Do I think Trump is trying to make money from the presidency? Of course, although he's a terrible kleptocrat. His properties aren't making much money, and he's never done what a real kleptocrat does, which is to channel revenues from businesses that don't have his name on them into his own pockets, like Vladimir Putin, who may or may not be the richest man in the world as a result of such practices.

I think Trump has an extremely fragile ego that's bound up in his business interests. He wants world leaders to agree with him that his properties are the best, the finest, so, as Politico reports, he's forever pestering them on the subject.
President Donald Trump was sitting beside Irish Prime Minister Leo Varadkar in the Oval Office in March when he fondly recalled his luxury golf resort on Ireland’s west coast.

He gushed about his two tony Scottish resorts months later while standing next to French President Emmanuel Macron in France.
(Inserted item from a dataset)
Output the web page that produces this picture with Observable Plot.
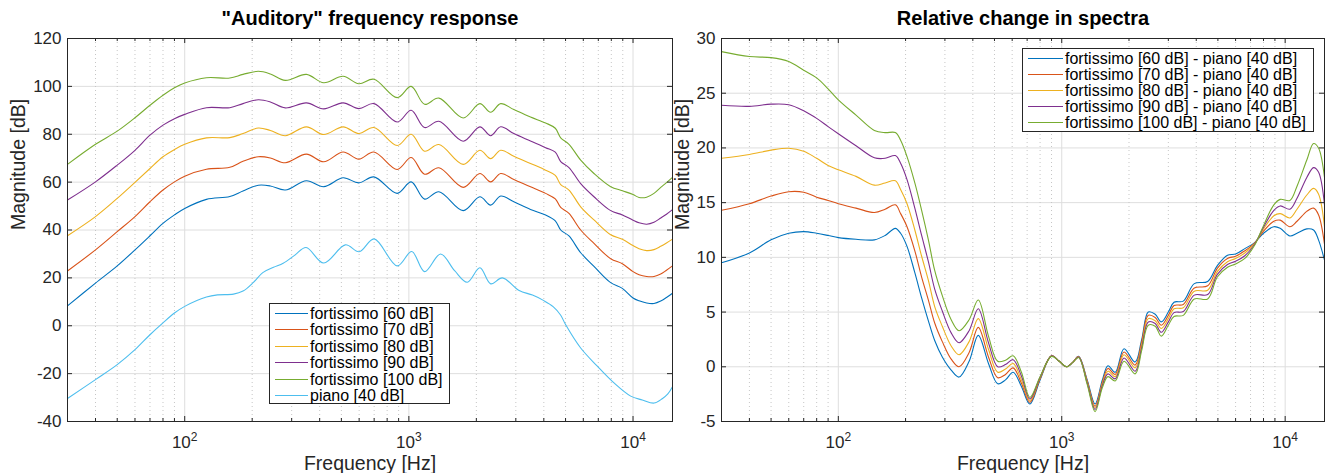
<!DOCTYPE html>
<html>
<head>
<meta charset="utf-8">
<script src="https://cdn.jsdelivr.net/npm/d3@7"></script>
<script src="https://cdn.jsdelivr.net/npm/@observablehq/plot@0.6"></script>
<style>
  body { margin: 0; background: #fff; font-family: "Liberation Sans", Arial, sans-serif; }
  #wrap { position: relative; width: 1328px; height: 473px; overflow: hidden; background: #fff; }
  .panel { position: absolute; top: 0; }
  .legend { position: absolute; background: #fff; border: 1px solid #262626; box-sizing: border-box; color: #000; }
  .legend .row { position: absolute; left: 0; height: 18px; width: 100%; }
  .legend .sw { position: absolute; top: 8px; height: 0; border-top: 1.3px solid; }
  .legend .tx { position: absolute; top: 0; line-height: 18px; white-space: nowrap; }
</style>
</head>
<body>
<div id="wrap"></div>
<script>
// ---------------- data ----------------
// Left panel: "Auditory" frequency response (dB) for fortissimo levels
const freqL = [30,40,50,60,70,80,90,100,125,159,182,213,241,281,349,417,509,598,698,887,1024,1175,1361,1748,2074,2316,2568,2939,3488,4075,4500,4757,5179,5841,6696,7948,8960,10000,10637,11500,12400,13290,14100,15000];
const ff60  = [8.3,17.8,25,31.7,37.6,42.8,46.3,49,52.8,54,56.3,58.7,58.4,56.7,60.6,58.1,61.8,59.7,62.2,55.3,60.1,52.9,56,48.1,53.9,50.4,54.2,51.8,48.6,46.25,43.8,40,37.5,30.5,24.8,18,15.6,11.6,10.4,9.5,9.3,10.3,11.8,13.6];
const ff70  = [22.9,31.7,39.3,45.6,51.8,56.7,60.1,62.5,65.4,66.2,68.7,70.6,70.1,68.1,71.7,68.5,72.6,69.6,72.6,65.3,70.3,63.3,66,57.8,63.6,60.1,63.6,61.1,58.1,55.3,53,49.4,46.9,40,34.4,28,25.9,22.6,21.3,20.6,20.6,21.6,23.2,25];
const ff80  = [37.6,45.6,53.2,59.9,65.7,70.6,73.6,75.8,78.5,78.6,80.3,82.6,81.6,79.4,83.1,79.9,83.1,80.3,82.8,75.3,80,72.9,75.7,67.4,73.3,69.8,73.3,70.8,67.8,65,62.8,59,56.7,49.7,44.2,38,36.1,33.5,32.2,31.4,31.8,33.2,34.6,36.2];
const ff90  = [52.5,60.1,67.1,73.3,79.6,83.8,86.5,88.3,91.1,91.1,92.8,94.4,93.5,91,93.1,90.6,93.1,90.7,92.8,85.1,90,82.8,85.4,77.1,83.1,79.4,83.1,80.3,77.2,74.4,72.5,68.6,66.1,59.4,53.9,48.1,46.3,44.1,43,42.4,43.2,45,46.6,48.5];
const ff100 = [67.4,75.8,81.3,86.9,92.1,96.3,99.4,101.4,103.6,103.5,105,106.3,105.2,102.5,105,101.5,104.2,101.1,103,95.3,100,92.5,95.1,86.8,92.8,89.2,92.8,90.3,87.2,84.7,82.5,78.5,75.8,69.2,63.6,58.1,56.4,54.8,53.6,53.7,55.3,57.8,59.8,62];
const freqP = [30,40,50,60,70,80,90,100,125,140,165,182,202,223,249,275,310,348,417,521,600,700,887,1030,1175,1385,1600,1822,2074,2318,2614,3105,3560,4000,4400,4750,5000,5841,6929,8226,9763,11000,12410,13500,14300,15000];
const piano = [-30.4,-22.5,-16.25,-10,-3.75,1.2,5.3,8.1,12,12.9,13.2,14.5,18,22.2,24.4,26.1,29.5,32.7,26.2,33.8,30.9,36.3,25,31,22.6,30,23,18.2,24.2,17.5,20,14.7,12.8,10.5,8,4.5,0.5,-9.3,-16.9,-23.9,-29.4,-31,-32.3,-30.5,-28.5,-25.5];

// Right panel: relative change in spectra (dB)
const freqR = [30,40,50,60,70,80,90,100,120,145,162,180,190,203,220,236,253,270,292,320,347,385,423,470,517,560,606,660,720,800,900,975,1050,1120,1190,1300,1410,1520,1610,1735,1900,2130,2280,2440,2620,2790,3000,3180,3500,3920,4500,4970,5520,6000,6600,7300,8000,8900,9500,10500,11300,12500,13400,14100,15000];
const d60  = [9.5,10.4,11.6,12.2,12.35,12.2,12.0,11.8,11.65,11.6,12.0,12.65,12.2,11.0,8.6,6.3,4.2,2.4,0.9,-0.3,-0.94,0.5,2.87,0.3,-1.55,-1.2,-0.5,-1.8,-3.4,-1.2,1.0,0.5,0.0,0.4,0.95,-1.2,-3.4,-1.2,0.1,-0.5,1.65,0.43,2.5,5.0,4.8,4.1,5.0,5.9,6.0,7.6,7.8,9.25,10.2,10.3,10.8,11.35,12.2,12.8,12.65,11.95,12.2,12.6,12.5,11.6,9.75];
const d70  = [14.3,14.9,15.6,16.0,15.95,15.5,15.2,14.9,14.5,14.1,14.4,14.8,14.0,12.8,10.6,8.2,6.1,4.0,2.3,0.7,0.0,1.3,3.6,0.9,-1.0,-0.7,-0.1,-1.5,-3.25,-1.1,1.0,0.5,0.0,0.4,0.93,-1.3,-3.6,-1.4,-0.15,-0.7,1.35,0.15,2.3,4.7,4.5,3.8,4.7,5.6,5.7,7.2,7.4,9.0,9.9,10.1,10.6,11.3,12.4,13.3,13.4,12.8,13.3,14.2,14.5,13.9,11.2];
const d80  = [19.05,19.4,19.8,19.97,19.7,19.05,18.4,18.0,17.4,16.6,16.8,17.0,16.2,14.9,12.5,10.1,7.9,5.5,3.7,1.9,1.1,2.3,4.4,1.6,-0.5,-0.2,0.3,-1.2,-3.1,-1.0,1.0,0.5,0.0,0.4,0.9,-1.4,-3.75,-1.55,-0.4,-0.9,1.1,-0.1,2.0,4.4,4.2,3.5,4.4,5.3,5.4,6.9,7.0,8.7,9.6,9.9,10.4,11.25,12.6,13.8,14.0,13.6,14.4,15.7,16.3,15.8,12.8];
const d90  = [23.9,23.8,24.0,23.95,23.4,22.7,21.95,21.3,20.2,19.1,19.05,19.3,18.6,17.1,14.5,12.0,9.6,7.1,5.1,3.1,2.2,3.3,5.3,2.2,0.0,0.2,0.65,-0.85,-2.95,-0.95,1.0,0.5,0.0,0.4,0.88,-1.5,-3.9,-1.7,-0.65,-1.1,0.8,-0.4,1.75,4.1,3.95,3.15,4.1,4.95,5.05,6.55,6.6,8.45,9.35,9.65,10.15,11.2,12.75,14.3,14.7,14.4,15.4,17.3,18.2,17.8,14.8];
const d100 = [28.8,28.35,28.25,27.9,27.1,26.4,25.4,24.4,23.0,21.6,21.4,21.4,20.7,19.2,16.8,14.3,11.6,8.8,6.5,4.3,3.3,4.3,6.1,2.8,0.5,0.6,1.0,-0.5,-2.8,-0.9,0.95,0.5,0.0,0.4,0.85,-1.6,-4.1,-1.9,-0.9,-1.3,0.5,-0.65,1.5,3.8,3.7,2.8,3.8,4.6,4.7,6.2,6.2,8.2,9.1,9.4,9.9,11.1,12.9,14.8,15.3,15.2,16.5,18.9,20.4,20.0,17.3];

const namesL = ["fortissimo [60 dB]","fortissimo [70 dB]","fortissimo [80 dB]","fortissimo [90 dB]","fortissimo [100 dB]","piano [40 dB]"];
const namesR = ["fortissimo [60 dB] - piano [40 dB]","fortissimo [70 dB] - piano [40 dB]","fortissimo [80 dB] - piano [40 dB]","fortissimo [90 dB] - piano [40 dB]","fortissimo [100 dB] - piano [40 dB]"];
const colors = ["#0072BD","#D95319","#EDB120","#7E2F8E","#77AC30","#4DBEEE"];

const xMajor = [100, 1000, 10000];
const xMajorExp = ["2", "3", "4"];
const xMinor = [40,50,60,70,80,90,200,300,400,500,600,700,800,900,2000,3000,4000,5000,6000,7000,8000,9000];
const yTicksL = [-40,-20,0,20,40,60,80,100,120];
const yTicksR = [-5,0,5,10,15,20,25,30];

// ---------------- drawing ----------------
const FONT = "'Liberation Sans', Arial, Helvetica, sans-serif";
const AX = "#262626";
const H = 473, MT = 38, MB = 52;

function toRows(freqs, vals) { return freqs.map((f, i) => ({f, v: vals[i]})); }

function panel({width, marginLeft, marginRight, yDomain, yTicks, series, title, ylabDx}) {
  const fh = H - MT - MB;
  const fw = width - marginLeft - marginRight;
  const lines = series.map(s => Plot.line(toRows(s.f, s.v), {x: "f", y: "v", stroke: s.color, strokeWidth: 1.1, curve: "catmull-rom"}));
  return Plot.plot({
    width, height: H, marginLeft, marginRight, marginTop: MT, marginBottom: MB,
    style: {fontFamily: FONT, fontSize: "17px", color: AX, background: "none", overflow: "visible"},
    x: {type: "log", domain: [30, 15000], axis: null},
    y: {domain: yDomain, axis: null},
    marks: [
      Plot.ruleY(yTicks, {stroke: "#dedede", strokeWidth: 1}),
      Plot.ruleX(xMinor, {stroke: "#c6c6c6", strokeWidth: 1, strokeDasharray: "1,3"}),
      Plot.ruleX(xMajor, {stroke: "#dedede", strokeWidth: 1}),
      ...lines,
      Plot.frame({stroke: AX, strokeWidth: 1}),
      Plot.ruleX(xMajor, {insetTop: fh - 5, stroke: AX}),
      Plot.ruleX(xMajor, {insetBottom: fh - 5, stroke: AX}),
      Plot.ruleX(xMinor, {insetTop: fh - 3, stroke: AX}),
      Plot.ruleX(xMinor, {insetBottom: fh - 3, stroke: AX}),
      Plot.ruleY(yTicks, {insetRight: fw - 5, stroke: AX}),
      Plot.ruleY(yTicks, {insetLeft: fw - 5, stroke: AX}),
      Plot.text(yTicks, {y: d => d, frameAnchor: "left", dx: -6, textAnchor: "end", lineAnchor: "middle", text: d => String(d), fill: AX}),
      Plot.text(xMajor, {x: d => d, frameAnchor: "bottom", dy: 21, lineAnchor: "middle", text: (d, i) => "10^" + xMajorExp[i], fill: AX}),
      Plot.text([title], {frameAnchor: "top", dy: -20, lineAnchor: "middle", fontWeight: "bold", fontSize: 20, fill: "#000"}),
      Plot.text(["Frequency [Hz]"], {frameAnchor: "bottom", dy: 42.5, lineAnchor: "middle", fontSize: 19.5, fill: AX}),
      Plot.text(["Magnitude [dB]"], {frameAnchor: "left", dx: ylabDx, lineAnchor: "middle", rotate: -90, fontSize: 19.5, fill: AX})
    ]
  });
}

function superscripts(svg) {
  d3.select(svg).selectAll("text").each(function() {
    const s = this.textContent;
    if (!s.startsWith("10^")) return;
    const e = s.slice(3);
    const t = d3.select(this);
    t.text(null);
    t.append("tspan").text("10");
    t.append("tspan").attr("dy", "-0.55em").attr("font-size", "12px").text(e);
  });
}

const wrap = document.getElementById("wrap");

const left = panel({
  width: 676, marginLeft: 67, marginRight: 4, yDomain: [-40, 120], yTicks: yTicksL, ylabDx: -49,
  title: "\"Auditory\" frequency response",
  series: [
    {f: freqL, v: ff60, color: colors[0]},
    {f: freqL, v: ff70, color: colors[1]},
    {f: freqL, v: ff80, color: colors[2]},
    {f: freqL, v: ff90, color: colors[3]},
    {f: freqL, v: ff100, color: colors[4]},
    {f: freqP, v: piano, color: colors[5]}
  ]
});
superscripts(left);
const dl = document.createElement("div"); dl.className = "panel"; dl.style.left = "0px"; dl.appendChild(left); wrap.appendChild(dl);

const right = panel({
  width: 660, marginLeft: 53, marginRight: 4, yDomain: [-5, 30], yTicks: yTicksR, ylabDx: -39,
  title: "Relative change in spectra",
  series: [
    {f: freqR, v: d60, color: colors[0]},
    {f: freqR, v: d70, color: colors[1]},
    {f: freqR, v: d80, color: colors[2]},
    {f: freqR, v: d90, color: colors[3]},
    {f: freqR, v: d100, color: colors[4]}
  ]
});
superscripts(right);
const dr = document.createElement("div"); dr.className = "panel"; dr.style.left = "668px"; dr.appendChild(right); wrap.appendChild(dr);

function legend({left, top, width, height, names, first, step, swLeft, swWidth, txLeft, fontSize}) {
  const box = document.createElement("div");
  box.className = "legend";
  Object.assign(box.style, {left: left + "px", top: top + "px", width: width + "px", height: height + "px", fontSize: fontSize + "px"});
  names.forEach((n, i) => {
    const row = document.createElement("div");
    row.className = "row";
    row.style.top = (first + step * i - 9) + "px";
    const sw = document.createElement("div");
    sw.className = "sw";
    Object.assign(sw.style, {left: swLeft + "px", width: swWidth + "px", borderTopColor: colors[i]});
    const tx = document.createElement("div");
    tx.className = "tx";
    tx.style.left = txLeft + "px";
    tx.textContent = n;
    row.appendChild(sw); row.appendChild(tx);
    box.appendChild(row);
  });
  wrap.appendChild(box);
}

legend({left: 269, top: 303, width: 181, height: 101, names: namesL, first: 9.7, step: 16.5, swLeft: 5, swWidth: 33, txLeft: 40, fontSize: 16});
legend({left: 1022, top: 48, width: 292, height: 84, names: namesR, first: 10.3, step: 15.85, swLeft: 5, swWidth: 35, txLeft: 42, fontSize: 16});
</script>
</body>
</html>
And in August, while meeting with German Chancellor Angela Merkel, he first suggested that he just might bring the G-7 summit of world leaders to one of his own Florida resorts in 2020. “We haven’t found anything that could even come close to competing with it,” he said.

Trump constantly brags about his properties around the globe when he speaks with foreign leaders in person or by phone, even more than the public instances witnessed out in the open, according to three people familiar with Trump’s conversations with foreign officials. The remarks are permeating every membrane of his presidency....
Sure, he's selling his properties, but he also seems to respond well to flattery that makes him no money at all.
... as they have gotten to know Trump, [foreign leaders] have learned to regularly mention his properties in what appear to be attempts to flatter him.
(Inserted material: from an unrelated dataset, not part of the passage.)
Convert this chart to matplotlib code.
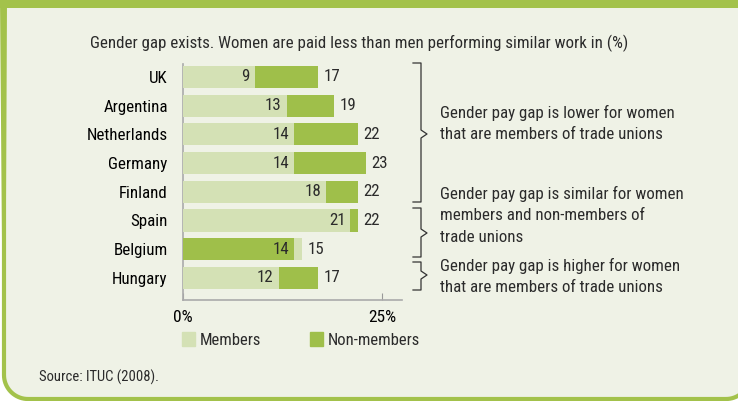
import numpy as np
import matplotlib
matplotlib.use("Agg")
import matplotlib.pyplot as plt
import matplotlib.patches as mpatches

countries = ["UK", "Argentina", "Netherlands", "Germany", "Finland", "Spain", "Belgium", "Hungary"]
members = [9, 13, 14, 14, 18, 21, 15, 12]
non_members = [17, 19, 22, 23, 22, 22, 14, 17]
x_ticks = [0, 25]
x_tick_labels = ["0%", "25%"]

title = "Gender gap exists. Women are paid less than men performing similar work in (%)"
source = "Source: ITUC (2008)."
notes = [
    (["Gender pay gap is lower for women", "that are members of trade unions"], 113),
    (["Gender pay gap is similar for women", "members and non-members of", "trade unions"], 194),
    (["Gender pay gap is higher for women", "that are members of trade unions"], 266),
]

FRAME = "#a3c24b"
BG = "#eff2e6"
DARK = "#9fbf4a"
LIGHT = "#d4e1b5"
TXT = "#2b2b2b"
FS = 12.2

plt.rcParams["font.family"] = ["Roboto Condensed", "Fira Sans Condensed",
                               "Sofia Sans Condensed", "DejaVu Sans"]
plt.rcParams["text.color"] = TXT

W, H = 738, 401
fig = plt.figure(figsize=(W / 100, H / 100), dpi=100)
fig.patch.set_facecolor("white")

# background panel in pixel units: frame, braces, notes, title, source
bg = fig.add_axes([0, 0, 1, 1], zorder=-5)
bg.set_xlim(0, W)
bg.set_ylim(H, 0)
bg.axis("off")

# frame outline: left side, rounded bottom corners, open at the top
r = 24
left, bottom, right = 4, 399, 750
t = np.linspace(0, np.pi / 2, 20)
fx = np.concatenate([[right, left], left + r - r * np.cos(t),
                     right - r + r * np.sin(t), [right]])
fy = np.concatenate([[-5, -5], bottom - r + r * np.sin(t),
                     bottom - r + r * np.cos(t), [-5]])
bg.fill(fx, fy, facecolor=BG, edgecolor=FRAME, linewidth=3, clip_on=False)
bg.add_patch(mpatches.Rectangle((0, 0), W, 8, facecolor=FRAME, edgecolor="none"))
bg.add_patch(mpatches.Polygon([(0, 0), (7, 0), (5.5, 300), (2.5, 300)],
                              facecolor=FRAME, edgecolor="none"))

bg.text(90, 43, title, fontsize=FS, va="center", ha="left")
bg.text(39, 377, source, fontsize=10.5, va="center", ha="left")


def brace(y0, y1, ym, x=421, hook=8, tip=6):
    xs = [x - hook, x, x, x + tip, x, x, x - hook]
    ys = [y0, y0, ym - 4, ym, ym + 4, y1, y1]
    bg.plot(xs, ys, color="#333333", lw=0.9)


brace(63, 202, 134)
brace(208, 257, 233)
brace(262, 290, 275)

for lines, top in notes:
    for k, line in enumerate(lines):
        bg.text(440, top + k * 21.5, line, fontsize=FS, va="center", ha="left")

# bar chart: the longer bar of each pair sits behind the shorter one
ax = fig.add_axes([183 / W, 1 - 300 / H, 219 / W, 236 / H])
ax.set_facecolor("none")

y = np.arange(len(countries))
h = 0.77
for i in range(len(countries)):
    m, n = members[i], non_members[i]
    if m <= n:
        big, small, cbig, csmall = n, m, DARK, LIGHT
    else:
        big, small, cbig, csmall = m, n, LIGHT, DARK
    ax.barh(y[i], big, height=h, color=cbig, zorder=2)
    ax.barh(y[i], small, height=h, color=csmall, zorder=3)
    ax.annotate(str(small), (small, y[i]), xytext=(-3.5, 0), textcoords="offset points",
                ha="right", va="center", fontsize=FS, color=TXT, zorder=4)
    ax.annotate(str(big), (big, y[i]), xytext=(3.5, 0), textcoords="offset points",
                ha="left", va="center", fontsize=FS, color=TXT, zorder=4)

ax.set_xlim(0, 27.5)
ax.set_ylim(len(countries) - 1 + 0.77, -0.45)
ax.set_yticks(y)
ax.set_yticklabels(countries, fontsize=FS)
ax.set_xticks(x_ticks)
ax.set_xticklabels(x_tick_labels, fontsize=12.5)
ax.tick_params(axis="y", length=0, pad=11)
ax.tick_params(axis="x", direction="in", length=5, color="#999999", pad=7)
for s in ["top", "right"]:
    ax.spines[s].set_visible(False)
for s in ["left", "bottom"]:
    ax.spines[s].set_color("#aaaaaa")
    ax.spines[s].set_linewidth(1.2)

handles = [mpatches.Patch(color=LIGHT, label="Members"),
           mpatches.Patch(color=DARK, label="Non-members")]
fig.legend(handles=handles, ncol=2, loc="center left",
           bbox_to_anchor=(175 / W, 1 - 340 / H), frameon=False, fontsize=12,
           handlelength=0.8, handleheight=0.85, handletextpad=0.3,
           columnspacing=2.9, borderaxespad=0)

fig.savefig("out.png", dpi=100, facecolor=fig.get_facecolor())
In June 2018, Canadian Prime Minister Justin Trudeau gave Trump a photo of his family’s first property in that country as a gift....

And this year, in another meeting with the Irish leader, it was the prime minister who first mentioned a Trump property when he asked during an Oval Office meeting about whether the upcoming St. Patrick’s Day parade in New York passes Trump Tower.

Trump laughed and replied that it did. “I used to watch it all the time,” Trump told him. “I would watch it all the time. So you’ll be there on Saturday?”
Someone who used to work in the administration puts it in social-Darwinian terms.
A former senior administration official said Trump likes talking about his properties with foreign leaders — “not necessarily” to boost his businesses but to display dominance. “It’s literally to show how big and powerful I am,” the person said. “It’s bragging rights.”
But I think it's the opposite. He's insecure. This is what he's done with his life and yet some people snub him, and he can't stand it. Stay at one of my properties. Tell me they're the best. Please?

Many of them do, as a way of currying favor. They pay him money, so the transactions qualify as emoluments for which he should be impeached.

But the real payment is in ego gratification. The Framers didn't talk about that -- they envisioned a president who might profit materially from the presidency (and gave us a mechanism to prevent presidents from doing that), but they never envisioned a president profiting emotionally. That's primarily what Trump is doing -- and it's just a different form of corruption.

The House should write and pass and article impeaching Trump for the cash transactions, as a stand-in for impeaching him because foreign governments are trading ego massages for favorable treatment.